We take up sentinel on either side of the hospital bed, trying to ignore the beeping as we chat with Cam and pass the time until a discharge nurse comes to tell us he’s been cleared to leave. Mr. Holt fills out so much paperwork my head spins, but I get to sit next to Cam and look into his eyes, my hand hovering gently over his, and then I am ushered out into the walkway as the curtains are drawn for Cam to change from the hospital gown to clothes. It takes everything in me to keep from protesting that I’ve seen him change before, but I think that might not go over so well with my boyfriend’s strict father.
He emerges with a grin, nodding to the blue sling holding his temporary cast in place.
“What do you think?”
“It matches your eyes,” I wink, falling into place at his side as we follow his dad through the hospital and out to the car.
Cam settles in the passenger seat, accepting our help laying the seat back so he can rest. I sit behind the driver’s seat, watching him with a smile as we drive onto the highway. He watches me back, smiling as his dad turns on the radio, and I soak up every slice of his face as the streetlights flashed by us. The excitement of the night has taken its toll, and now that the adrenaline has worn off we both seem to be fading fast. Before long Cam is asleep, snoring softly with his mouth hanging open and still facing me.
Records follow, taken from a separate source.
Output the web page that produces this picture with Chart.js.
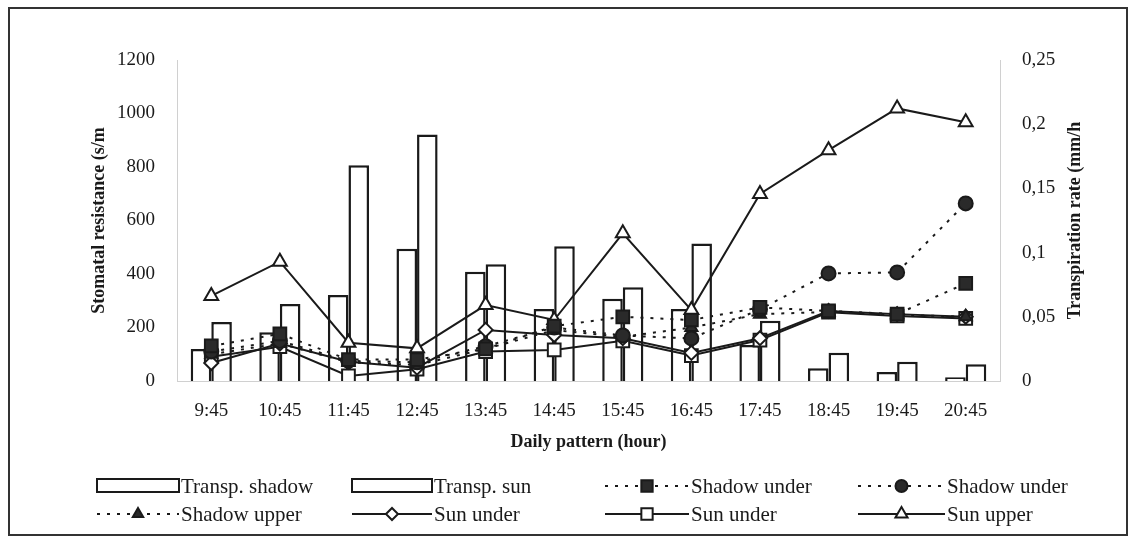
<!DOCTYPE html>
<html>
<head>
<meta charset="utf-8">
<script src="https://cdn.jsdelivr.net/npm/chart.js@4.4.0/dist/chart.umd.min.js"></script>
<style>
  html, body { margin: 0; padding: 0; background: #fff; }
</style>
</head>
<body>
<canvas id="chart" width="1131" height="537"></canvas>
<script>
// hours on the x axis
const hours = ['9:45', '10:45', '11:45', '12:45', '13:45', '14:45', '15:45', '16:45', '17:45', '18:45', '19:45', '20:45'];

// transpiration rate, mm/h (right axis)
const transpShadow = [0.025, 0.038, 0.067, 0.103, 0.085, 0.056, 0.064, 0.056, 0.028, 0.010, 0.007, 0.003];
const transpSun = [0.046, 0.060, 0.168, 0.192, 0.091, 0.105, 0.073, 0.107, 0.047, 0.022, 0.015, 0.013];

// stomatal resistance, s/m (left axis)
const shadowUnderSq = [131, 176, 80, 80, 120, 205, 240, 228, 275, 262, 250, 365];
const shadowUnderCirc = [110, 150, 75, 70, 130, 200, 170, 159, 268, 402, 406, 664];
const shadowUpper = [100, 140, 70, 60, 120, 190, 165, 200, 250, 258, 248, 240];
const sunUnderDiamond = [67, 140, 72, 50, 191, 172, 160, 105, 160, 262, 250, 240];
const sunUnderSq = [91, 128, 19, 44, 110, 116, 150, 95, 153, 257, 243, 234];
const sunUpper = [318, 446, 143, 122, 284, 228, 552, 265, 699, 863, 1019, 967];

const leftTicks = [0, 200, 400, 600, 800, 1000, 1200];
const rightTicks = [0, 0.05, 0.1, 0.15, 0.2, 0.25];

const serif = 'Liberation Serif';
const ink = '#1a1a1a';
const rightTitle = 'Transpiration rate (mm/h';

function lineSet(label, data, style, radius, filled, dash) {
  return {
    type: 'line',
    label: label,
    data: data,
    yAxisID: 'y',
    borderColor: ink,
    borderWidth: 2,
    borderDash: dash,
    pointStyle: style,
    pointRadius: radius,
    pointBorderWidth: 2,
    pointBorderColor: ink,
    pointBackgroundColor: filled ? '#2a2a2a' : '#fff',
    fill: false,
    tension: 0,
    order: 1
  };
}

function barSet(label, data) {
  return {
    type: 'bar',
    label: label,
    data: data,
    yAxisID: 'y1',
    backgroundColor: '#fff',
    borderColor: ink,
    borderWidth: 2.5,
    categoryPercentage: 0.6,
    barPercentage: 1.0,
    order: 10
  };
}

const datasets = [
  barSet('Transp. shadow', transpShadow),
  barSet('Transp. sun', transpSun),
  lineSet('Shadow under', shadowUnderSq, 'rect', 9, true, [3, 7]),
  lineSet('Shadow under', shadowUnderCirc, 'circle', 7, true, [3, 7]),
  lineSet('Shadow upper', shadowUpper, 'triangle', 7, true, [3, 7]),
  lineSet('Sun under', sunUnderDiamond, 'rectRot', 7, false, []),
  lineSet('Sun under', sunUnderSq, 'rect', 9, false, []),
  lineSet('Sun upper', sunUpper, 'triangle', 8, false, [])
];

// outer frame of the figure
const framePlugin = {
  id: 'frame',
  beforeDraw(chart) {
    const ctx = chart.ctx;
    ctx.save();
    ctx.fillStyle = '#fff';
    ctx.fillRect(0, 0, chart.width, chart.height);
    ctx.strokeStyle = '#333';
    ctx.lineWidth = 2;
    ctx.strokeRect(9, 8, 1118, 527);
    ctx.restore();
  }
};

// right axis title reads bottom to top, like the left one
const rightTitlePlugin = {
  id: 'rightTitle',
  afterDraw(chart) {
    const ctx = chart.ctx;
    const s = chart.scales.y1;
    ctx.save();
    ctx.translate(s.right - 46, (chart.chartArea.top + chart.chartArea.bottom) / 2);
    ctx.rotate(-Math.PI / 2);
    ctx.font = 'bold 18px "' + serif + '"';
    ctx.fillStyle = ink;
    ctx.textAlign = 'center';
    ctx.textBaseline = 'middle';
    ctx.fillText(rightTitle, 0, 0);
    ctx.restore();
  }
};

// legend below the x axis title, 2 rows x 4 columns
const legendPlugin = {
  id: 'legendBelow',
  afterDraw(chart) {
    const ctx = chart.ctx;
    const sampleX = [97, 352, 605, 858];
    const textX = [181, 434, 691, 947];
    const rowY = [486, 514];
    ctx.save();
    ctx.font = '21px "' + serif + '"';
    ctx.textBaseline = 'middle';
    chart.data.datasets.forEach((ds, i) => {
      const tx = textX[i % 4];
      const y = rowY[Math.floor(i / 4)];
      const x0 = sampleX[i % 4], x1 = tx - 2;
      ctx.strokeStyle = ink;
      ctx.lineWidth = 2;
      if (ds.type === 'bar') {
        ctx.setLineDash([]);
        ctx.fillStyle = '#fff';
        ctx.fillRect(x0, y - 7, x1 - x0, 13);
        ctx.strokeRect(x0, y - 7, x1 - x0, 13);
      } else {
        ctx.setLineDash(ds.borderDash);
        ctx.beginPath();
        ctx.moveTo(x0, y);
        ctx.lineTo(x1, y);
        ctx.stroke();
        ctx.setLineDash([]);
        ctx.fillStyle = ds.pointBackgroundColor;
        Chart.helpers.drawPoint(ctx, {
          pointStyle: ds.pointStyle,
          radius: ds.pointRadius - 1,
          rotation: 0,
          borderWidth: 2
        }, (x0 + x1) / 2, y);
      }
      ctx.fillStyle = ink;
      ctx.textAlign = 'left';
      ctx.fillText(ds.label, tx, y + 1);
    });
    ctx.restore();
  }
};

new Chart(document.getElementById('chart').getContext('2d'), {
  data: {
    labels: hours,
    datasets: datasets
  },
  options: {
    responsive: false,
    animation: false,
    layout: {
      padding: { left: 10, right: 10, top: 60, bottom: 81 }
    },
    plugins: {
      legend: { display: false },
      tooltip: { enabled: false }
    },
    scales: {
      x: {
        grid: { display: false },
        border: { color: '#d0d0d0', dash: [2, 3] },
        ticks: {
          color: ink,
          font: { family: serif, size: 19 },
          padding: 11,
          maxRotation: 0
        },
        title: {
          display: true,
          text: 'Daily pattern (hour)',
          color: ink,
          font: { family: serif, size: 18, weight: 'bold' },
          padding: { top: 4, bottom: 3 }
        },
        afterFit(scale) { scale.height = 75; }
      },
      y: {
        position: 'left',
        min: 0,
        max: 1200,
        grid: { display: false },
        border: { color: '#d0d0d0', dash: [2, 3] },
        afterBuildTicks(scale) { scale.ticks = leftTicks.map(v => ({ value: v })); },
        ticks: {
          color: ink,
          font: { family: serif, size: 19 },
          padding: 14,
          callback: (v) => String(v)
        },
        title: {
          display: true,
          text: 'Stomatal resistance (s/m',
          color: ink,
          font: { family: serif, size: 18, weight: 'bold' },
          padding: { top: 79, bottom: 0 }
        },
        afterFit(scale) { scale.width = 167; }
      },
      y1: {
        position: 'right',
        min: 0,
        max: 0.25,
        grid: { display: false },
        border: { color: '#d0d0d0', dash: [2, 3] },
        afterBuildTicks(scale) { scale.ticks = rightTicks.map(v => ({ value: v })); },
        ticks: {
          color: ink,
          font: { family: serif, size: 19 },
          padding: 14,
          callback: (v) => String(Math.round(v * 100) / 100).replace('.', ',')
        },
        afterFit(scale) { scale.width = 121; }
      }
    }
  },
  plugins: [framePlugin, rightTitlePlugin, legendPlugin]
});
</script>
</body>
</html>
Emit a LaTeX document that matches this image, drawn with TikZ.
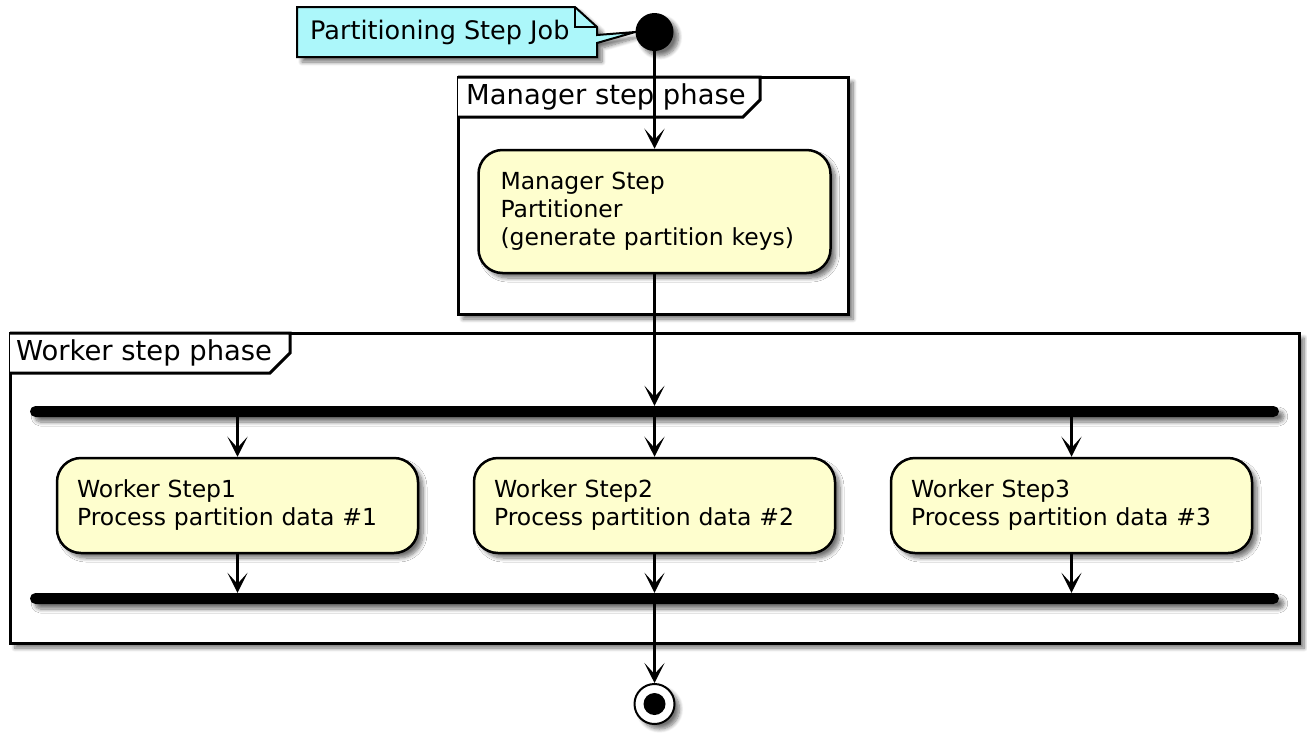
\documentclass[tikz,border=0pt]{standalone}
\usepackage{fontspec}
\setmainfont{DejaVu Sans}
\usetikzlibrary{arrows.meta,shadows.blur}
\definecolor{actfill}{HTML}{FEFECE}
\definecolor{notefill}{RGB}{172,247,250}
\newcommand\acttext{\fontsize{23.5pt}{28pt}\selectfont}
\newcommand\notetext{\fontsize{25.5pt}{30pt}\selectfont}
\newcommand\titletext{\fontsize{27.4pt}{32pt}\selectfont}
\tikzset{
  shad/.style={blur shadow={shadow xshift=5pt, shadow yshift=-5pt, shadow blur steps=8, shadow blur radius=4pt, shadow opacity=55}},
  frm/.style={draw, line width=3pt, fill=white, shad, rectangle, inner sep=0pt},
  tab/.style={draw, line width=3pt, fill=white, line join=miter},
  ttl/.style={anchor=west, inner sep=0pt, font=\titletext},
  act/.style={draw, line width=2.5pt, fill=actfill, rectangle, rounded corners=24pt, shad, align=left, font=\acttext, inner ysep=0pt},
  bar/.style={fill=black, rectangle, rounded corners=5.5pt, minimum height=11pt, minimum width=1249pt, inner sep=0pt, shad},
  arr/.style={draw, line width=2.4pt, -{Stealth[length=20pt,width=20pt,inset=11pt]}},
}
\begin{document}
\begin{tikzpicture}[x=1pt,y=-1pt]
\useasboundingbox (0,0) rectangle (1307,734);

% frames
\node[frm, minimum width=390pt, minimum height=237pt] (mframe) at (653,195.5) {};
\draw[tab] (458,77) -- (760,77) -- (760,100) -- (743,117) -- (458,117);
\node[ttl] (mtitle) at (466,97) {Manager step phase};

\node[frm, minimum width=1289pt, minimum height=310pt] (wframe) at (654.5,488) {};
\draw[tab] (10,333) -- (290,333) -- (290,353) -- (270,373) -- (10,373);
\node[ttl] (wtitle) at (16,353) {Worker step phase};

% start and note
\node[circle, fill=black, minimum size=38pt, inner sep=0pt, shad] (start) at (654.5,32) {};
\path[draw, line width=2pt, fill=notefill, shad, line join=miter]
  (297,7) -- (575,7) -- (597,27) -- (597,35) -- (start.west) -- (597,43) -- (597,57) -- (297,57) -- cycle;
\draw[line width=2pt] (575,7) -- (575,27) -- (597,27);
\node[anchor=west, inner sep=0pt, font=\notetext] (note) at (310,32) {Partitioning Step Job};

% manager step
\node[act, minimum width=352pt, minimum height=123pt, text width=308pt, inner xsep=22pt] (mbox) at (654.5,211.5)
  {Manager Step\\Partitioner\\(generate partition keys)};

% fork / join bars
\node[bar] (fork) at (654.5,411.5) {};
\node[bar] (join) at (654.5,598.5) {};

% worker steps
\node[act, minimum width=361pt, minimum height=95pt, text width=321pt, inner xsep=20pt] (w1) at (237.5,505.5)
  {Worker Step1\\Process partition data \#1};
\node[act, minimum width=361pt, minimum height=95pt, text width=321pt, inner xsep=20pt] (w2) at (654.5,505.5)
  {Worker Step2\\Process partition data \#2};
\node[act, minimum width=361pt, minimum height=95pt, text width=321pt, inner xsep=20pt] (w3) at (1071.5,505.5)
  {Worker Step3\\Process partition data \#3};

% end
\node[circle, draw, line width=2pt, fill=white, minimum size=40pt, inner sep=0pt, shad] (stop) at (654.5,704) {};
\node[circle, fill=black, minimum size=22pt, inner sep=0pt] (stopin) at (stop.center) {};

% connectors
\draw[arr] (start.south) -- (start.south |- mbox.north);
\draw[arr] (mbox.south) -- (mbox.south |- fork.north);
\draw[arr] (w1.north |- fork.south) -- (w1.north);
\draw[arr] (w2.north |- fork.south) -- (w2.north);
\draw[arr] (w3.north |- fork.south) -- (w3.north);
\draw[arr] (w1.south) -- (w1.south |- join.north);
\draw[arr] (w2.south) -- (w2.south |- join.north);
\draw[arr] (w3.south) -- (w3.south |- join.north);
\draw[arr] (stop.north |- join.south) -- (stop.north);
\end{tikzpicture}
\end{document}
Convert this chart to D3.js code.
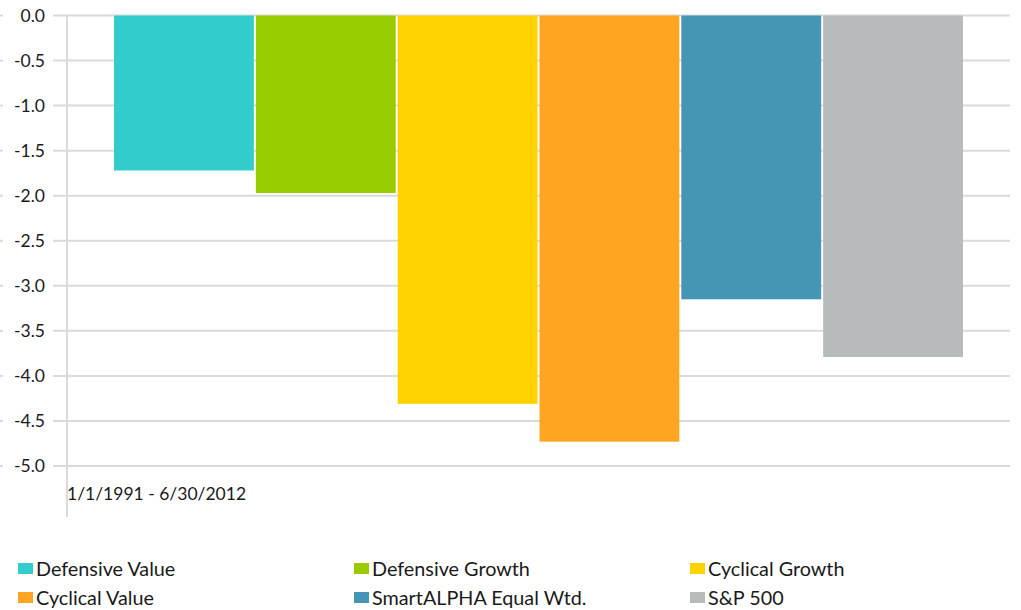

I watch out the window with a smile as we drive, until I hear his dad clear his throat.
“Elliot,” he starts. “You did a good job tonight, watching out for Camden.” I look up, meeting his eyes in the rear-view mirror. “I’m glad he’s had you as a friend, and I am proud that he has a boyfriend who cares so much for him.”
I feel a hot flush spread across my cheeks, but can’t stop the grin from showing there as well.
“Thanks, Mr. Holt,” he nods and looks back to the road.
I lean my head against the cool glass, smiling as my eyes slip closed and the soft rattle of our pads in the backseat lulls me to sleep.